Uncovering our deepest felt needs can start with examining anger. As counterintuitive as it may seem, anger is a map we can trace toward what is most urgently missing.
Having fun is not a diversion from a successful life; it is the pathway to it.Martha Beck
Jan and I tucked into a side table at the local coffee shop and waited for our cappuccinos. The line at the counter stretched almost to the door, but no one seemed to mind. Pockets of animated conversations punctuated by laughter filled the room.
My immediate thought: everyone is glad to be out of the house.
Jan began peeling the bright white paper away from a straw and said, “So, the holidays.”

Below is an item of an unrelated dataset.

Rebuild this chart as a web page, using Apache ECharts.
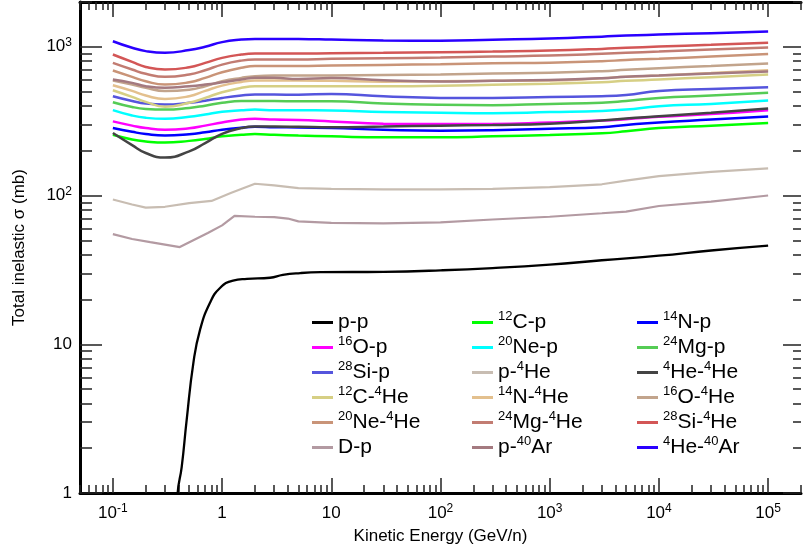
<!DOCTYPE html>
<html>
<head>
<meta charset="utf-8">
<script src="https://cdn.jsdelivr.net/npm/echarts@6/dist/echarts.min.js"></script>
<style>
  html, body { margin: 0; padding: 0; background: #fff; }
  #chart { width: 803px; height: 550px; }
</style>
</head>
<body>
<div id="chart"></div>
<script>
// kinetic energy grid (GeV/n) used by the nucleus curves
const energyGrid = [0.1, 0.15, 0.2, 0.3, 0.5, 0.7, 1, 1.5, 2, 3, 5, 10, 30, 100, 300, 1000, 3000, 5000, 1e4, 3e4, 1e5];

// total inelastic cross sections (mb)
const he4Ar40 = [1090, 985, 935, 912, 950, 1000, 1075, 1118, 1130, 1130, 1128, 1118, 1100, 1098, 1115, 1136, 1170, 1190, 1208, 1235, 1265];
const si28He4 = [887, 791, 732, 703, 728, 779, 842, 887, 900, 900, 900, 905, 910, 918, 928, 943, 968, 985, 1003, 1030, 1063];
const mg24He4 = [779, 703, 658, 628, 651, 695, 759, 807, 820, 820, 820, 830, 838, 846, 860, 873, 897, 912, 928, 958, 988];
const ne20He4 = [692, 628, 586, 557, 577, 618, 674, 722, 742, 742, 742, 747, 755, 763, 775, 782, 799, 815, 830, 860, 893];
const o16He4 = [593, 557, 530, 505, 515, 543, 586, 618, 634, 640, 640, 642, 647, 651, 660, 668, 685, 700, 718, 742, 771];
const pAr40 = [602, 572, 543, 530, 543, 557, 577, 602, 618, 618, 608, 616, 595, 584, 590, 598, 614, 628, 640, 661, 681];
const n14He4 = [551, 505, 470, 446, 465, 505, 548, 580, 593, 593, 593, 590, 583, 586, 590, 593, 614, 628, 640, 667, 695];
const c12He4 = [510, 460, 426, 395, 420, 453, 495, 530, 543, 543, 543, 543, 543, 546, 555, 565, 577, 590, 602, 625, 651];
const si28p = [465, 432, 415, 409, 420, 434, 453, 470, 477, 477, 476, 482, 465, 453, 453, 460, 465, 474, 504, 520, 534];
const mg24p = [424, 394, 382, 378, 388, 402, 420, 432, 432, 432, 430, 430, 415, 407, 405, 413, 420, 432, 453, 470, 491];
const ne20p = [375, 345, 333, 328, 338, 351, 366, 374, 378, 374, 374, 373, 364, 360, 358, 364, 370, 378, 398, 413, 435];
const o16p = [315, 295, 284, 277, 283, 295, 310, 324, 328, 324, 322, 315, 304, 303, 303, 310, 319, 326, 338, 353, 375];
const n14p = [284, 268, 259, 253, 258, 266, 277, 286, 290, 288, 287, 284, 277, 273, 275, 281, 288, 298, 310, 324, 340];
const he4He4 = [263, 218, 193, 180, 198, 225, 260, 284, 291, 291, 290, 288, 291, 295, 298, 304, 319, 330, 341, 360, 384];
const c12p = [256, 238, 231, 227, 233, 240, 250, 256, 259, 256, 253, 250, 246, 246, 250, 255, 262, 270, 284, 295, 307];

// light systems have their own energy points
const pHeEnergy = [0.1, 0.15, 0.2, 0.3, 0.5, 0.8, 1.2, 2, 3, 5, 10, 30, 100, 300, 1000, 3000, 5000, 1e4, 3e4, 1e5];
const pHeSigma = [94, 87, 83, 84, 89, 92, 104, 120, 117, 112, 111, 110, 110, 111, 114, 119, 126, 135, 144, 152];
const dpEnergy = [0.1, 0.15, 0.22, 0.41, 0.74, 1, 1.3, 2, 3, 4, 5, 10, 30, 100, 300, 1000, 3000, 5000, 1e4, 3e4, 1e5];
const dpSigma = [55, 51, 48.6, 45, 56, 63, 73, 72, 71.5, 70, 67, 65.5, 65, 66, 69, 72, 76, 78, 85, 91, 100];
const ppEnergy = [0.385, 0.392, 0.427, 0.474, 0.546, 0.628, 0.775, 0.957, 1.26, 1.69, 2.75, 3.6, 5.2, 8, 30, 100, 300, 1000, 3000, 1e4, 3e4, 1e5];
const ppSigma = [0.7, 1, 1.5, 3.1, 7.5, 12.5, 19, 23.9, 26.8, 27.5, 28, 29.3, 30.1, 30.5, 30.7, 31.4, 32.5, 34.3, 36.7, 39.4, 42.7, 46];

// tick labels
const xTickLabels = [0.1, 1, 10, 100, 1000, 10000, 100000];
const yTickLabels = [1, 10, 100, 1000];

// legend columns (row-major reading gives the original order)
const legendCols = [
  ["p-p", "16O-p", "28Si-p", "12C-4He", "20Ne-4He", "D-p"],
  ["12C-p", "20Ne-p", "p-4He", "14N-4He", "24Mg-4He", "p-40Ar"],
  ["14N-p", "24Mg-p", "4He-4He", "16O-4He", "28Si-4He", "4He-40Ar"],
];
const legendLeft = [312, 472, 637];

const curves = [
  { name: "p-p", color: "#000000", x: ppEnergy, y: ppSigma, width: 2.3 },
  { name: "12C-p", color: "#00ff00", x: energyGrid, y: c12p },
  { name: "14N-p", color: "#0000ff", x: energyGrid, y: n14p },
  { name: "16O-p", color: "#ff00ff", x: energyGrid, y: o16p },
  { name: "20Ne-p", color: "#00ffff", x: energyGrid, y: ne20p },
  { name: "24Mg-p", color: "#55cc55", x: energyGrid, y: mg24p },
  { name: "28Si-p", color: "#5555dd", x: energyGrid, y: si28p },
  { name: "p-4He", color: "#c8bdb2", x: pHeEnergy, y: pHeSigma, width: 2.2, smooth: false },
  { name: "4He-4He", color: "#444444", x: energyGrid, y: he4He4 },
  { name: "12C-4He", color: "#d6cf84", x: energyGrid, y: c12He4 },
  { name: "14N-4He", color: "#e3c08e", x: energyGrid, y: n14He4 },
  { name: "16O-4He", color: "#c2a48c", x: energyGrid, y: o16He4 },
  { name: "20Ne-4He", color: "#c99478", x: energyGrid, y: ne20He4 },
  { name: "24Mg-4He", color: "#c27c72", x: energyGrid, y: mg24He4 },
  { name: "28Si-4He", color: "#d35656", x: energyGrid, y: si28He4 },
  { name: "D-p", color: "#b39aa2", x: dpEnergy, y: dpSigma, width: 2.2, smooth: false },
  { name: "p-40Ar", color: "#a47a80", x: energyGrid, y: pAr40 },
  { name: "4He-40Ar", color: "#2a00ff", x: energyGrid, y: he4Ar40 },
];

function minorTicks(lo, hi) {
  const out = [];
  for (let d = -2; d <= 5; d++) {
    for (let k = 2; k <= 9; k++) {
      const v = k * Math.pow(10, d);
      if (v >= lo && v <= hi) out.push(v);
    }
  }
  return out;
}

const font = "Liberation Sans, Arial, sans-serif";
const tickColor = "#222";

function powerLabel(v) {
  const e = Math.round(Math.log10(v));
  if (e === 0) return "1";
  if (e === 1) return "10";
  return "10{sup|" + e + "}";
}
const labelRich = {
  sup: { fontSize: 12, lineHeight: 8, verticalAlign: "top", fontFamily: font, color: "#000" },
};

function markup(name) {
  return name.replace(/(^|-)(\d+)/g, "$1{sup|$2}");
}

function tickAxis(min, max, position, values, len, lineW, showLine) {
  return {
    type: "log",
    logBase: 10,
    min: min,
    max: max,
    position: position,
    splitLine: { show: false },
    axisLabel: { show: false },
    axisLine: { show: showLine, onZero: false, lineStyle: { color: "#000", width: lineW } },
    axisTick: { show: true, inside: true, length: len, customValues: values, lineStyle: { color: tickColor, width: 1.5 } },
  };
}

var myChart = echarts.init(document.getElementById("chart"), null, { renderer: "canvas" });

const xMinor = minorTicks(0.05, 2e5);
const yMinor = minorTicks(1, 2000);

const xMain = tickAxis(0.05, 2e5, "bottom", xTickLabels, 15, 3, true);
xMain.axisLabel = {
  show: true, customValues: xTickLabels, formatter: powerLabel, margin: 10,
  fontSize: 17, lineHeight: 20, fontFamily: font, color: "#000", rich: labelRich,
};
xMain.name = "Kinetic Energy (GeV/n)";
xMain.nameLocation = "middle";
xMain.nameGap = 28;
xMain.nameTextStyle = { fontSize: 17, fontFamily: font, color: "#000" };

const yMain = tickAxis(1, 2000, "left", yTickLabels, 22, 3, true);
yMain.axisLabel = {
  show: true, customValues: yTickLabels, formatter: powerLabel, margin: 8,
  fontSize: 17, lineHeight: 20, fontFamily: font, color: "#000", rich: labelRich,
};
yMain.name = "Total inelastic σ (mb)";
yMain.nameLocation = "middle";
yMain.nameGap = 52;
yMain.nameTextStyle = { fontSize: 17, fontFamily: font, color: "#000" };

const series = curves.map(function (c) {
  return {
    name: c.name,
    type: "line",
    xAxisIndex: 0,
    yAxisIndex: 0,
    data: c.x.map(function (e, i) { return [e, c.y[i]]; }),
    smooth: c.smooth === false ? false : 0.5,
    symbol: "none",
    color: c.color,
    lineStyle: { color: c.color, width: c.width || 2.5 },
    z: 3,
  };
});

const legends = legendCols.map(function (col, i) {
  return {
    orient: "vertical",
    left: legendLeft[i],
    top: 310,
    padding: 0,
    itemGap: 0,
    icon: "rect",
    itemWidth: 21,
    itemHeight: 3,
    selectedMode: false,
    data: col,
    formatter: markup,
    textStyle: {
      fontSize: 21, lineHeight: 25, fontFamily: font, color: "#000",
      rich: { sup: { fontSize: 13, lineHeight: 10, verticalAlign: "top", fontFamily: font, color: "#000" } },
    },
  };
});

var option = {
  animation: false,
  backgroundColor: "#fff",
  grid: { left: 80, right: 2, top: 2, bottom: 57, containLabel: false, outerBoundsMode: "none" },
  legend: legends,
  xAxis: [
    xMain,
    tickAxis(0.05, 2e5, "bottom", xMinor, 8, 0, false),
    tickAxis(0.05, 2e5, "top", xTickLabels, 15, 3, true),
    tickAxis(0.05, 2e5, "top", xMinor, 8, 0, false),
  ],
  yAxis: [
    yMain,
    tickAxis(1, 2000, "left", yMinor, 12, 0, false),
    tickAxis(1, 2000, "right", yTickLabels, 18, 0, false),
    tickAxis(1, 2000, "right", yMinor, 8, 0, false),
  ],
  series: series,
};

myChart.setOption(option);
window.addEventListener("resize", function () {
  myChart.resize();
});
</script>
</body>
</html>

“Did you all have a fun time?” I asked.
Jan made a noise between a grunt and a scoff. “I didn’t kill anyone, so I’m calling it a win,” she said.
I swallowed a chuckle. Jan was focused on shredding microscopic bits of paper into a tiny pile of white dust. For a minute, I was in the same trance as she, watching her hands and the paper.
“What happened?” I asked.
Jan opened her napkin into a large square and placed all the paper bits on top. She folded and folded the napkin onto itself into an origami purse before wadding it up into a ball and setting it aside. She finally looked up.
“Around Day 5, I just wanted everyone out,” she said. “I have never felt so claustrophobic in my own house. I worked like a dog to make sure everybody had a beautiful Christmas…cooking, wrapping, cleaning, more cooking. When I finally had a chance to catch my breath, I was mad as hell. Why did all the work always fall on me?”
Jan paused and reached for the napkin ball. She continued, “I just wanted some peace and quiet, ya know? I wanted to relax, read, and go on walks. Be alone! I didn’t want all those people around. I tried to hide and claim some space for myself, but no matter how much I tried, I had the suffocating feeling of being under siege.”
“Have you been able to reset and have some time to relax and hear yourself think?” I asked.
“A bit,” Jan said. “Honestly, I feel I have PTSD. I’m agitated and restless. It’s like there’s a massive debt of energy depletion inside of me that I can’t ever seem to pay off. Kinda like how someone feels who can’t ever get a full night of sleep.”
“Let’s start with your anger and work backward,” I said. “As unpleasant as it feels right now, it is gold for making the changes you seek.”
I encouraged Jan to share everything that was rolling around in her mind. Every point of irritation, resentment. I took pages of notes, capturing every bitter detail, because her anger is a map, one that will lead to long-hidden roots.
Viewing Anger as a Map
After an hour or so, I spread the notes out onto the table and scanned for patterns and clues. Applying the principle that anger is a map, I circled words that jumped out at me and pretty quickly saw the tenor cords of Jan’s ire.
- Jan was not having any fun in any area of her life.
- She was routinely focused on taking care of everyone else, but never herself.
- She craved alone time, at least a couple of hours a day, but rarely got even 30 minutes.
- She had several creative projects she was trying to get going, but felt too tired, distracted, and fuzzy-headed to concentrate for any length of time.
- She had an overwhelming sense of duty and responsibility that overshadowed all of her choices and decisions.
When I pointed out each of these patterns, Jan squirmed a bit but nodded in agreement. She was desperate to feel better which gave her the courage for making changes. I assigned her some playful homework: go out and do something fun, frivolous, and seemingly irresponsible every day for the next week—embrace the opportunity to freely be herself.
Drawing Your Map
Are you carrying any resentment or anger right now? If so, take out your journal and take yourself through the same process I took Jan through. Give yourself the opportunity to see that your anger is a map.
1. Write down every detail of what has you by the tail.
Every instance of frustration, irritation. What you wished you had done or said. What you are craving. What boils your blood.
2. Next, go back through your notes and scan for roots.
What is underneath your anger? Can you spot the headwaters of why you feel the way you do?
3. Finally, write down three small changes you can make today.
Is there a conversation you have been avoiding? How can you transmute your cravings into a fun adventure? What do you need to stop doing in order to take care of yourself?
Our anger is a map.
Let it point you to where you really want to reside inside your own skin and what you dream of doing. Let it fuel your creativity and fire up your resolve to interrupt the patterns that have held you hostage.
Give yourself permission to do the thing that feels a bit out of character, not at all like yourself. Giddy delight and fun are perfect tonics for getting off the bitter bus and surfacing paths to success.